Moreover, as a recent report from the Annie E. Casey Foundation has found, the structural inequality affecting black academic achievement begins at birth and continues through high school. This inequality appears in the form, for example, of consistently lower standardized-test scores and lower high-school graduation rates. Only 66 percent of black students graduate from high school in four years (compared with more than 90% of Asian-Americans). In terms of college-graduation rates, a dismal 33 percent of black male students graduate from college, compared with 57 percent of all students. This means that black men will continue to have less earning power than their white counterparts and be underrepresented across a broad range of high-paying professions. The Casey report makes clear that it is more than individual failure that explains these numbers. The playing field is simply not level.

The report is just one such study helping to explain that, despite all the complaints, there are race-based, structural odds that students and their families have to beat to achieve what Enin and Coffey did. Professor Shaun R. Harper, of the University of Pennsylvania, found that black men accounted for only 4.3 percent of all students enrolled at institutions of higher education in 2002, and that from 1994 to 2008, an increase of one black male undergraduate was accompanied by an increase of five white male students.

Harper says that numerous socioeconomic factors help explain the low rates at which black male students enroll at highly selective colleges. Fewer black families can afford to live in neighborhoods with high property values and well-financed neighborhood schools. The continuation of residential segregation in the United States concentrates black students in public schools that have fewer resources, lower per-student expenditures, fewer AP courses, and teachers who are less experienced than those in suburban schools. That leads to measurable differences in the quality of black students’ educational experiences, ensuring that few are sufficiently prepared to win the race that is the competitive college-admissions processes.

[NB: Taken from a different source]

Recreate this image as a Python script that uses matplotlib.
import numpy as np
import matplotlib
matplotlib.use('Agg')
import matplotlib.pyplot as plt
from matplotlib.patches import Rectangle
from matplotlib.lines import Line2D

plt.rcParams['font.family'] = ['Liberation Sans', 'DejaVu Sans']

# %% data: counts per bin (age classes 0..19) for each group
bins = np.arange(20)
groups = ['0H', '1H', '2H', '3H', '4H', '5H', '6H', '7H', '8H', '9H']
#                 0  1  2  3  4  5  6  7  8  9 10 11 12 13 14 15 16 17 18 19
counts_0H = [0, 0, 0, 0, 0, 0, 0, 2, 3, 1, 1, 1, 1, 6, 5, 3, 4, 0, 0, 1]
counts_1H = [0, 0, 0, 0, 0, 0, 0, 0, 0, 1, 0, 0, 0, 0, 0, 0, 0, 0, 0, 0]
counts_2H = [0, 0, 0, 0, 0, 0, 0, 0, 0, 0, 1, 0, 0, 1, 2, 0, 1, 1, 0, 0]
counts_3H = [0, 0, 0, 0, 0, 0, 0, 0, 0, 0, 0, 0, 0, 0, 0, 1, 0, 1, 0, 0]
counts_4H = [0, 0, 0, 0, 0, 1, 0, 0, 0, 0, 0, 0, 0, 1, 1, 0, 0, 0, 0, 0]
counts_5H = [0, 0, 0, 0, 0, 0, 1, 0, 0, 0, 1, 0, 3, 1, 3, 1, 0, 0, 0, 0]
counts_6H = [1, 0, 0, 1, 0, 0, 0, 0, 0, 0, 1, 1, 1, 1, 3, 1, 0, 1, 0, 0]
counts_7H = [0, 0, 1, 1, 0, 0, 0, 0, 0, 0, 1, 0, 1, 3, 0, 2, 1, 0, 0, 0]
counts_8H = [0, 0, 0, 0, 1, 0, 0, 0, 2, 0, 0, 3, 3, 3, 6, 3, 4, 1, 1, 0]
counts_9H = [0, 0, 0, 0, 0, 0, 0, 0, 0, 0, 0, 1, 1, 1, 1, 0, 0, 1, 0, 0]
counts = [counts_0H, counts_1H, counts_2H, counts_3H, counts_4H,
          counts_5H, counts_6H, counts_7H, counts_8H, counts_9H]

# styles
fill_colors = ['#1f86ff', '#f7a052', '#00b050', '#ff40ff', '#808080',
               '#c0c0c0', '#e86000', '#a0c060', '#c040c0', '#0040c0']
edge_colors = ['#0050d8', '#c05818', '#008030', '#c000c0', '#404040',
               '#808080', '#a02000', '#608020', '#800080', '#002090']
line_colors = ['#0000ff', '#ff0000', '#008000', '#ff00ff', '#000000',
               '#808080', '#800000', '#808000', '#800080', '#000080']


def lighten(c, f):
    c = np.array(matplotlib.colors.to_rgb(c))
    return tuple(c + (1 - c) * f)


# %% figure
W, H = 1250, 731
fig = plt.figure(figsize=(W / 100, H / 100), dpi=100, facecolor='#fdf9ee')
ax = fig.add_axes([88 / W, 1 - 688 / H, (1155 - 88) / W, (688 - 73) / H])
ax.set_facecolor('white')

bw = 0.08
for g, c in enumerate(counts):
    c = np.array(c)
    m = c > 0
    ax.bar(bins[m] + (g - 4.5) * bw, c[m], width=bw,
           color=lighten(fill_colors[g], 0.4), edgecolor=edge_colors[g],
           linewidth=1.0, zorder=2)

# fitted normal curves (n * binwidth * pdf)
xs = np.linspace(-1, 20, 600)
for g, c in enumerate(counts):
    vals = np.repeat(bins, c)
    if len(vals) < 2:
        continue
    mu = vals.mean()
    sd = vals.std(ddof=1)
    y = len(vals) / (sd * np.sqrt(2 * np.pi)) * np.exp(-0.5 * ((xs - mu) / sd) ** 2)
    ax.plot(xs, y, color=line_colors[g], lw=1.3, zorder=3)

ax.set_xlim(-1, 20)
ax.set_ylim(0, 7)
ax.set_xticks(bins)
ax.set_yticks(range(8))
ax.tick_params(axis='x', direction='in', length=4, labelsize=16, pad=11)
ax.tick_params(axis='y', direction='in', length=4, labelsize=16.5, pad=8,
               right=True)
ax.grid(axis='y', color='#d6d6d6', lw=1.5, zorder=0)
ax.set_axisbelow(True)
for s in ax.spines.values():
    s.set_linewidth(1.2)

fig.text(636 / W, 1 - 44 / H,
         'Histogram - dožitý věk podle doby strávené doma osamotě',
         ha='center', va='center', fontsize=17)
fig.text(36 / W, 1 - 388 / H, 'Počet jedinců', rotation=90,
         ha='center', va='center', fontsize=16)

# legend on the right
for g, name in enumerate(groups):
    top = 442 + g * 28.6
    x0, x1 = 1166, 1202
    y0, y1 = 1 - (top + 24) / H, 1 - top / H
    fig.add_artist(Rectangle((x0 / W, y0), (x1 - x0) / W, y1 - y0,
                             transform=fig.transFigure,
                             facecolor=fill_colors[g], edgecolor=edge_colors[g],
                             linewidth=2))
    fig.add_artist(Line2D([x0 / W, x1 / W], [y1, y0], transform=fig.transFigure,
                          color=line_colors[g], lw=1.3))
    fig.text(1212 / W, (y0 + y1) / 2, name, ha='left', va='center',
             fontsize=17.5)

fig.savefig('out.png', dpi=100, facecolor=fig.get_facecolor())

That is what structured racial inequality looks like. That is how it works. It is hard to overcome. When anyone does, it should be acknowledged and praised. However, as the poet and scholar Fred Moten has said, “White supremacy is not just a belief in white superiority and black inferiority, but it structures belief itself.” Those young men and all the rest who have come before and will follow may or may not have understood this but nonetheless chose to believe in themselves. It is time more of us believed in them as well.

Author Bio: Noliwe M. Rooks is an associate professor of Africana studies at Cornell University. Among her books is White Money/Black Power: The Surprising History of African-American Studies and the Crisis of Race in Higher Education (Beacon Press, 2006).